Need for Agricultural Disaster Options Shows in 2014

A quick glance at 2014 might give the impression that Arkansas agriculture has had a banner year.

Riding an El Niño climate pattern that promoted rainfall and milder temperatures, the state saw good pasture growth for livestock this summer while also setting an overall yield record for winter wheat at 63 bushels per acre. Meanwhile, fall harvests have proven equally promising, with strong yields reported for many First District row crops, including multiple 100-plus bushels-per-acre soybeans.

And yet, despite the weather aiding 2014’s climb to the record books, we’ve had multiple dark “clouds” in the First District overshadowing our accomplishments.

First, we had serious flooding beginning June 28 across a swath of East-Central Arkansas counties that destroyed or damaged a large percentage of soybean, rice, and corn acres. Second, the Turner Grain Merchandising collapse occurred in the middle of August, where affected grain producers could not receive payment for crops they already harvested or booked for this fall’s harvest. Most recently, cotton growers in eastern Craighead County experienced a severe hail storm in early October that devastated tens of thousands of cotton acres ready for harvest. On top of these difficulties, producers have seen declining crop prices, meaning those “bumper” wheat and soybean yields don’t generate the same incomes as previous years.

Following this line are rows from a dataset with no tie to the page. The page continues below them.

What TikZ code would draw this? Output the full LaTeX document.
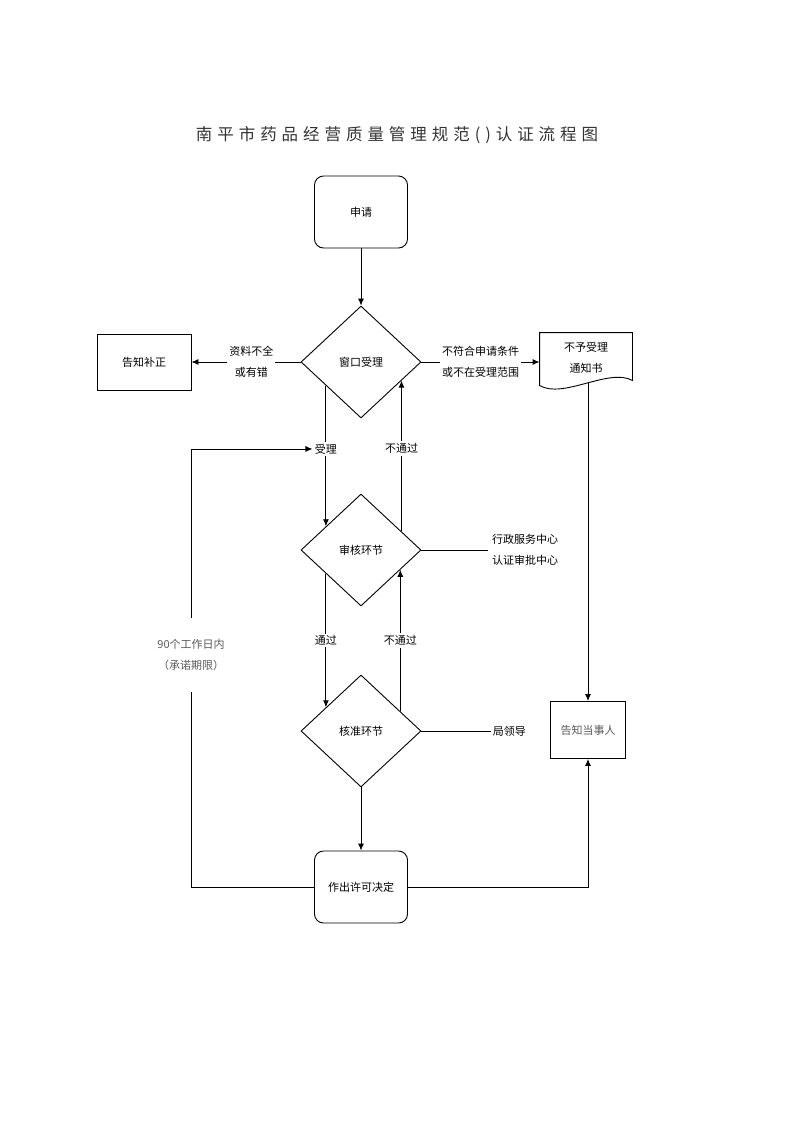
\documentclass[tikz,border=0pt]{standalone}
\usepackage{fontspec}
\setmainfont{Noto Sans CJK SC}
\newfontfamily\titlefont[LetterSpace=30]{Noto Sans CJK SC}
\usetikzlibrary{shapes.geometric,arrows.meta,calc}

\begin{document}
\begin{tikzpicture}[x=1pt, y=-1pt, line width=0.9pt, >={Latex[length=7pt,width=6pt]},
  every node/.style={font=\fontsize{11}{21}\selectfont, align=center},
  rbox/.style={draw, rounded corners=9pt, minimum width=93pt, minimum height=72pt},
  sbox/.style={draw, minimum width=94pt, minimum height=56pt},
  check/.style={draw, diamond, inner sep=0pt, minimum width=120pt, minimum height=112pt},
  lbl/.style={fill=white, inner sep=2pt}]
  \useasboundingbox (0,0) rectangle (793,1122);
  \node[font=\titlefont\fontsize{16.5}{18}\selectfont, text=black!80] (title) at (397,135) {南平市药品经营质量管理规范()认证流程图};
  \node[rbox] (apply) at (361,212) {申请};
  \node[check] (win) at (361,362) {窗口受理};
  \node[sbox] (fix) at (144,362) {告知补正};
  \node[minimum width=92pt, minimum height=50pt] (doc) at (586,358) {不予受理\\通知书};
  \draw (doc.north west) -- (doc.north east) -- ($(doc.south east)+(0,-3)$)
    .. controls ($(doc.south)+(23,-16)$) and ($(doc.south)+(-23,16)$) .. ($(doc.south west)+(0,2)$) -- cycle;
  \node[check] (rev) at (361,550) {审核环节};
  \node[check] (app) at (361,731) {核准环节};
  \node[rbox] (dec) at (361,887) {作出许可决定};
  \node[sbox, minimum width=75pt, minimum height=57pt, text=black!65] (inf) at (588,730) {告知当事人};
  \node (ctr) at (525,550) {行政服务中心\\认证审批中心};
  \node[anchor=west, inner sep=1.5pt] (lead) at (491,731) {局领导};
  \node[text=black!65, minimum height=74pt] (term) at (191,655) {90个工作日内\\（承诺期限）};

  \draw[->] (apply) -- (win);
  \draw[->] (win) -- node[lbl, pos=0.45] {资料不全\\或有错} (fix);
  \draw[->] (win.east) -- node[lbl] {不符合申请条件\\或不在受理范围} (win.east -| doc.west);
  \draw[->] ($(win.west)!0.42!(win.south)$) -- node[lbl, pos=0.45] (acc) {受理} ($(rev.west)!0.42!(rev.north)$);
  \draw[->] ($(rev.north)!0.67!(rev.east)$) -- node[lbl, pos=0.55] {不通过} ($(win.south)!0.67!(win.east)$);
  \draw (rev) -- (ctr);
  \draw[->] ($(rev.west)!0.42!(rev.south)$) -- node[lbl] {通过} ($(app.west)!0.42!(app.north)$);
  \draw[->] ($(app.north)!0.65!(app.east)$) -- node[lbl] {不通过} ($(rev.south)!0.65!(rev.east)$);
  \draw (app) -- (lead);
  \draw[->] (app) -- (dec);
  \draw (dec.west) -| (term.south);
  \draw[->] (term.north) |- (acc.west);
  \draw[->] (dec.east) -| (inf.south);
  \draw[->] (inf.north |- doc.south) -- (inf.north);
\end{tikzpicture}
\end{document}
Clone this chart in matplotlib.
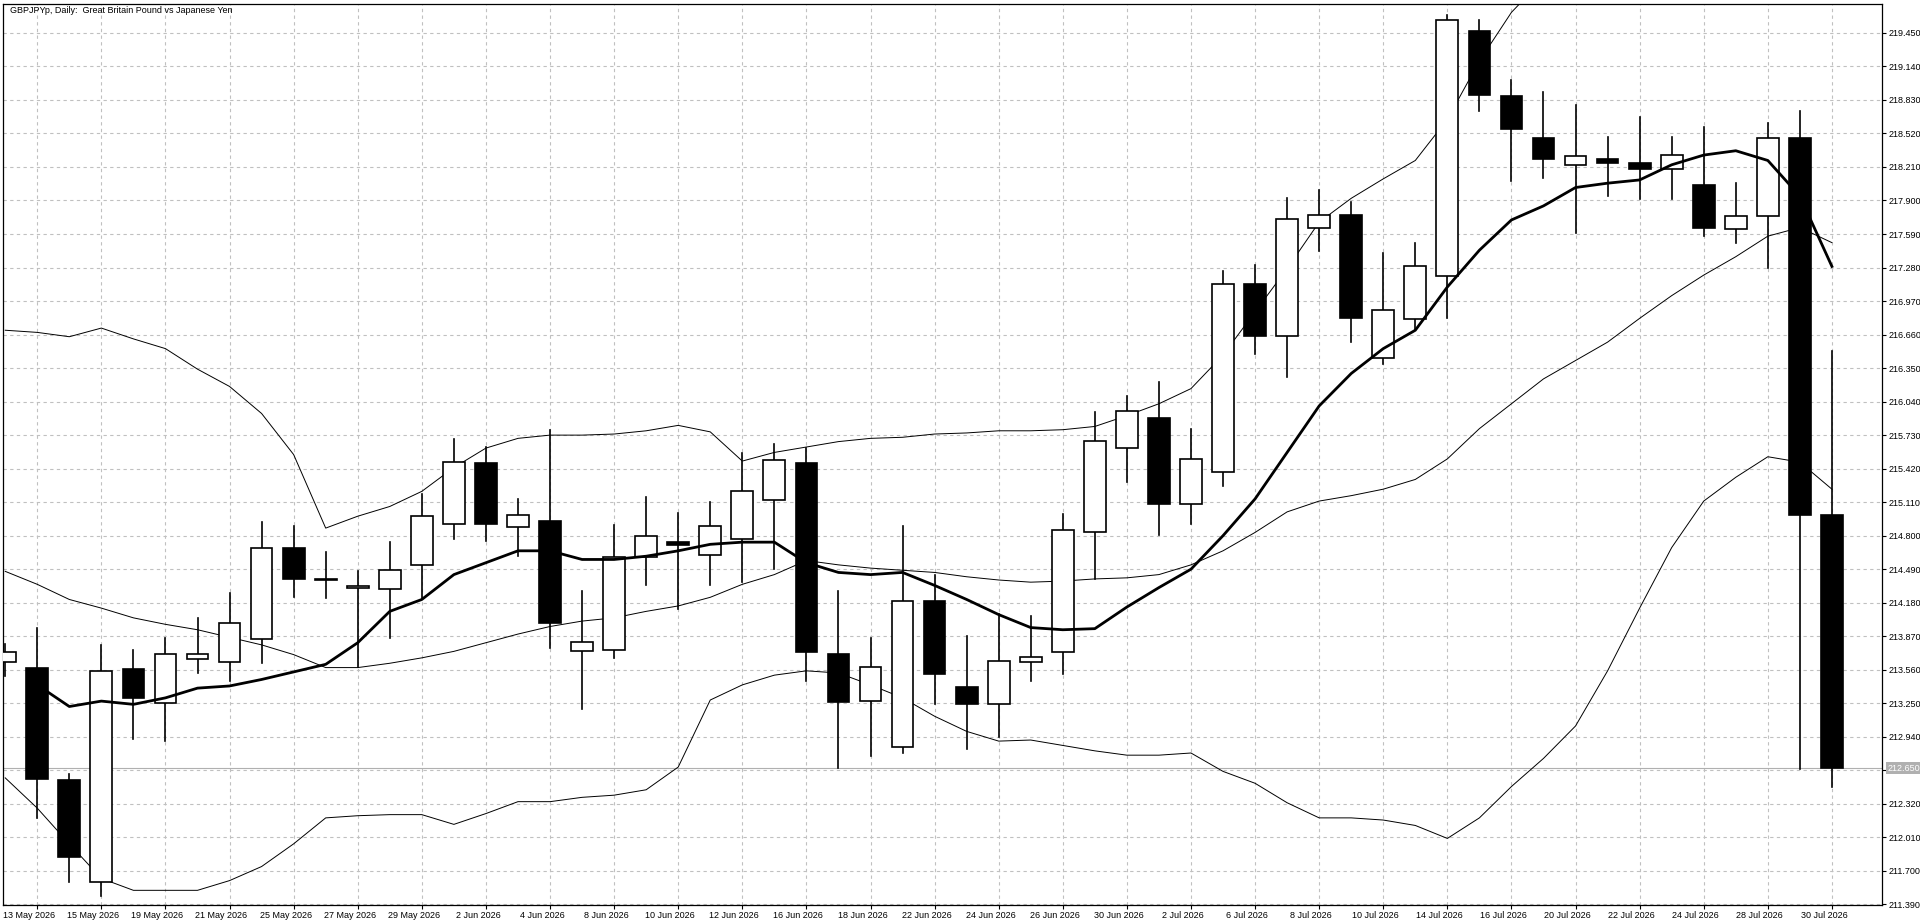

In short, even the good years — and certainly the lean ones — carry challenges and hardships.

In the wake of these setbacks, I can think of no better time for Congress to address its inability to provide free-market disaster mitigation options to the men and women who meet our food and fiber needs. These tools would grant agricultural producers flexibility to properly secure their operations against outside forces including poor weather and business collapses; all without the Federal Government’s involvement.

I think of the Farm Risk Abatement and Mitigation Election (FRAME) Act as an example of a free-market approach to agricultural disaster preparedness. This pending bill would allow producers — recognized by the U.S. Department of Agriculture — the ability to set-up farm savings accounts, known as FRAME accounts, for the sole intention of weathering agricultural disasters. To enroll in the program, producers would first register with USDA’s Farm Service Agency. The FRAME accounts could then be administered by any bank, giving farmers the ability to manage contributions and investments as they see fit.

Consequently, when disasters inevitably strike, agricultural producers with free-market options wouldn’t have to wait on the Federal Government to provide assistance that often takes months or even years. They could immediately access their own savings set aside to survive the tough times, whenever they may occur. And whatever challenges 2015 might bring, producers would have a little assurance they’ll still be farming in 2016, and we’d have some assurance our food and fiber demands will still be met, too.